:: Supplied data ::
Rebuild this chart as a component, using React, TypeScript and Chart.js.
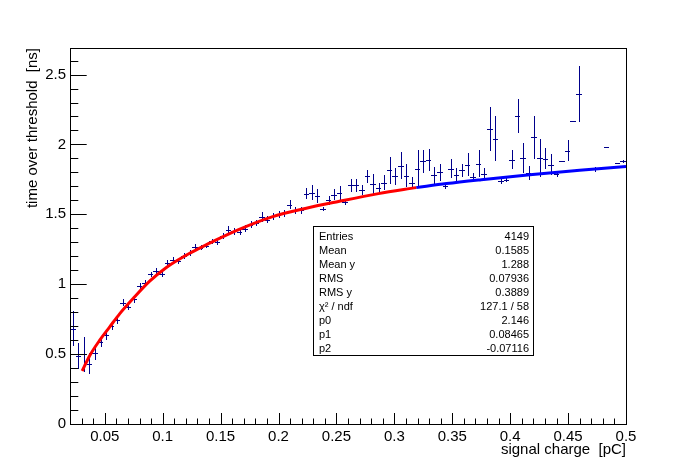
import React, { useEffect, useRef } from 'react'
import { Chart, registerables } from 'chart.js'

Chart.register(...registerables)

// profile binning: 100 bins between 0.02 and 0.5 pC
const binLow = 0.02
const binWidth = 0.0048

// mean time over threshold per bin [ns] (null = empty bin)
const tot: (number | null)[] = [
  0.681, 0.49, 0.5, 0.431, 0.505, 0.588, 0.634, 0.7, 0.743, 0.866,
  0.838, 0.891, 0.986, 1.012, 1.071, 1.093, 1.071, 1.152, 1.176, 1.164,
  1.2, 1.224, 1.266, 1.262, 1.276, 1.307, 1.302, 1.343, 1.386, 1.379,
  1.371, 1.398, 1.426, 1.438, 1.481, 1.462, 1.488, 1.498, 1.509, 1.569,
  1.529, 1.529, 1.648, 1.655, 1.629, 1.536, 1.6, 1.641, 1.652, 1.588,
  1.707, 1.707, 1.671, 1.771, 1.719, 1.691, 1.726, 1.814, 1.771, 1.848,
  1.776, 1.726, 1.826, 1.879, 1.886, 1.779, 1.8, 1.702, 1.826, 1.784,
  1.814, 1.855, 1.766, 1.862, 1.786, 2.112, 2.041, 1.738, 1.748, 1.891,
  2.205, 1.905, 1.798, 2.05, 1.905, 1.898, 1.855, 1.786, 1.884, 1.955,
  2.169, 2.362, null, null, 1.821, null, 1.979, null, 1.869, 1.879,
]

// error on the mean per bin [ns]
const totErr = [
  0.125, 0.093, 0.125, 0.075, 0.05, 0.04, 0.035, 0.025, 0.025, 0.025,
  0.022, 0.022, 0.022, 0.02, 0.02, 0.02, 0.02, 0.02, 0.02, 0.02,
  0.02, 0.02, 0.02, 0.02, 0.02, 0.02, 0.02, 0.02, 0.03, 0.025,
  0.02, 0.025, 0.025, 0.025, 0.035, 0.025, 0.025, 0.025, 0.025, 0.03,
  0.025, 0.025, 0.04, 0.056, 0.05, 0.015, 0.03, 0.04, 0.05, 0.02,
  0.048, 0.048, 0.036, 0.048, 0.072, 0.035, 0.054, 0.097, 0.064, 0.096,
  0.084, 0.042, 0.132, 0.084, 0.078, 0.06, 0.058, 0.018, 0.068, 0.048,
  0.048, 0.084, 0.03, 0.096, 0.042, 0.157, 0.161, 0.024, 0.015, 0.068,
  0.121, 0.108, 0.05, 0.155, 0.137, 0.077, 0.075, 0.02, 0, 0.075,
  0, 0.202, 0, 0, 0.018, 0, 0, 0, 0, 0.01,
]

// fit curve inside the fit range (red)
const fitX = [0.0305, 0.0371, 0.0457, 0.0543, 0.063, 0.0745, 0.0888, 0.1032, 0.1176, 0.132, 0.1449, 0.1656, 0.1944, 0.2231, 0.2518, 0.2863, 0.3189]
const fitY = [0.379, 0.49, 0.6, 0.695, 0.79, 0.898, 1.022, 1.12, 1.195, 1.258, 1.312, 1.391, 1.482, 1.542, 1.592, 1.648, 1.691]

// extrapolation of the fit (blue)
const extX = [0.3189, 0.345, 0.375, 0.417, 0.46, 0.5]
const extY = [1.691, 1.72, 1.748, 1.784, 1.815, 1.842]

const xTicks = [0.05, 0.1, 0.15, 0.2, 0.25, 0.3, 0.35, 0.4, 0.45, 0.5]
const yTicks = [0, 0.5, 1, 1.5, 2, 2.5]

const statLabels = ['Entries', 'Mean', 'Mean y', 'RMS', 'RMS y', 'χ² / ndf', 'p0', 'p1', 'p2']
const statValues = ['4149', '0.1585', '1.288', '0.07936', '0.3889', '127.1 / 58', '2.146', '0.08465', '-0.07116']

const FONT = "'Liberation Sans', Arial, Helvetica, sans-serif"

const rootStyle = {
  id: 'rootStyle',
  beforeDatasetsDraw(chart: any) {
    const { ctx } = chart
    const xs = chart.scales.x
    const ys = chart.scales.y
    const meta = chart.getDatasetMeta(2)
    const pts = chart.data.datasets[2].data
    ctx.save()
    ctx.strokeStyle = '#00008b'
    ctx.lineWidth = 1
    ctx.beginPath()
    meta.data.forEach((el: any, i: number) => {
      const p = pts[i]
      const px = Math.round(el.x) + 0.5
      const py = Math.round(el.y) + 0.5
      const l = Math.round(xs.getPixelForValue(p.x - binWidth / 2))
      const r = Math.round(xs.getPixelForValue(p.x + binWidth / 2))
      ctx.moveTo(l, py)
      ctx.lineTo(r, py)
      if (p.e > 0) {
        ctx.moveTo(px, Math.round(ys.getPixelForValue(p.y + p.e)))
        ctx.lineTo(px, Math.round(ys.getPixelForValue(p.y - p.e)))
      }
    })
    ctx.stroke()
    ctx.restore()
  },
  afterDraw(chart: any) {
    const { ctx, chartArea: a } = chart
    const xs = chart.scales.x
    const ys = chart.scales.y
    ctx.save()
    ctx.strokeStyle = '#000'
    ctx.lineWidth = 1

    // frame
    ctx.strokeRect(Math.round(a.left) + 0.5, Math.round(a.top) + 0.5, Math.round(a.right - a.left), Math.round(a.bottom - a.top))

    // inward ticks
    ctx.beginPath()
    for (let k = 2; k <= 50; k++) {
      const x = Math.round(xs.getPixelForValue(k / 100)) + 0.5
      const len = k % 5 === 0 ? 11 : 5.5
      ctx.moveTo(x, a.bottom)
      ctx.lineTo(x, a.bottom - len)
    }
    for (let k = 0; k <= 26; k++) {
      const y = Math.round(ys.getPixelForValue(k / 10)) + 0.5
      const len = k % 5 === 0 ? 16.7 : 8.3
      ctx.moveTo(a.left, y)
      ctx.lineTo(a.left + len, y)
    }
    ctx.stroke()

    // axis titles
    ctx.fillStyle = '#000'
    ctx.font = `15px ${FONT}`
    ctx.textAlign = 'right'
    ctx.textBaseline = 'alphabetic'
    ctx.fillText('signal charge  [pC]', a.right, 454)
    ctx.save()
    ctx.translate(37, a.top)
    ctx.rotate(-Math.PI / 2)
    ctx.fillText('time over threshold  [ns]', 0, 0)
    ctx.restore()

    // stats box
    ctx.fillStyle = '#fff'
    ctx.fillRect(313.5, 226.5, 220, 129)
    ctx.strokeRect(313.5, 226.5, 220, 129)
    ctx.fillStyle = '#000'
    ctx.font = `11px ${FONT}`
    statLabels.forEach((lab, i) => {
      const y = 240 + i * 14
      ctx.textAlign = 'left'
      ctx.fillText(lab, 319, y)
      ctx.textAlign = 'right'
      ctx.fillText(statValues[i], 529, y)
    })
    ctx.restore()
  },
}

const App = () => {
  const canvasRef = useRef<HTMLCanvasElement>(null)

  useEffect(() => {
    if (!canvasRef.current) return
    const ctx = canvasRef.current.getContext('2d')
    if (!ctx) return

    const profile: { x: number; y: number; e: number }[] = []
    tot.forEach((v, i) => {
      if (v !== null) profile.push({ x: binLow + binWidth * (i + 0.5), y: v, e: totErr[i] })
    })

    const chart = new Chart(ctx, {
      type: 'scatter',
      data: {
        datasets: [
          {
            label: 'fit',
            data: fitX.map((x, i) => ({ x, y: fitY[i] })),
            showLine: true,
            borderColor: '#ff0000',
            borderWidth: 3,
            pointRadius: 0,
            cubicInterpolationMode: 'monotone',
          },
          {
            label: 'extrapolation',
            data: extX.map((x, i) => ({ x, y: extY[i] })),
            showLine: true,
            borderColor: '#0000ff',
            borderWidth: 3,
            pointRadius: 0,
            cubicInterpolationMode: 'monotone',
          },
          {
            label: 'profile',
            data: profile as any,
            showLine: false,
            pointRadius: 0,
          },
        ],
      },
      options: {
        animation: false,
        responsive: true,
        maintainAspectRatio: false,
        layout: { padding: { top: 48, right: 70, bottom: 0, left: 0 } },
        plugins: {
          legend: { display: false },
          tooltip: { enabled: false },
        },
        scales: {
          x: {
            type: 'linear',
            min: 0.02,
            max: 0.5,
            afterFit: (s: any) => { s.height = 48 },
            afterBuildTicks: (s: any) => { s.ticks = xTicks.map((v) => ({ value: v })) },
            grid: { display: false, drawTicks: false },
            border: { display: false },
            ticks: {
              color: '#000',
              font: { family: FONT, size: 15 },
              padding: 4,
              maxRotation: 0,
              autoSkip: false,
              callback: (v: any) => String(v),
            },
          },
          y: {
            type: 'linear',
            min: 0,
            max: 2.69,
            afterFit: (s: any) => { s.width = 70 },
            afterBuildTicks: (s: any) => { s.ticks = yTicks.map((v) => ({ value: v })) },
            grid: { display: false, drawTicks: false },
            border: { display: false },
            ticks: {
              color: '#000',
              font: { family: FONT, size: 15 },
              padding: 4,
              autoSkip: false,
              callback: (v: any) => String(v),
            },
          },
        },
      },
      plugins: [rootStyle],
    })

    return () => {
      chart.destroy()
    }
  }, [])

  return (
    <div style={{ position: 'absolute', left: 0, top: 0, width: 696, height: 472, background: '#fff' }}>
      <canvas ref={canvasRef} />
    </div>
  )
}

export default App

:: Given exercise ::
Repeat, with no pictures, each line from the beginning of the data through the line containing "const binWidth = 0.0048", inclusive.

:: Solved problem ::
Rebuild this chart as a component, using React, TypeScript and Chart.js.
import React, { useEffect, useRef } from 'react'
import { Chart, registerables } from 'chart.js'

Chart.register(...registerables)

// profile binning: 100 bins between 0.02 and 0.5 pC
const binLow = 0.02
const binWidth = 0.0048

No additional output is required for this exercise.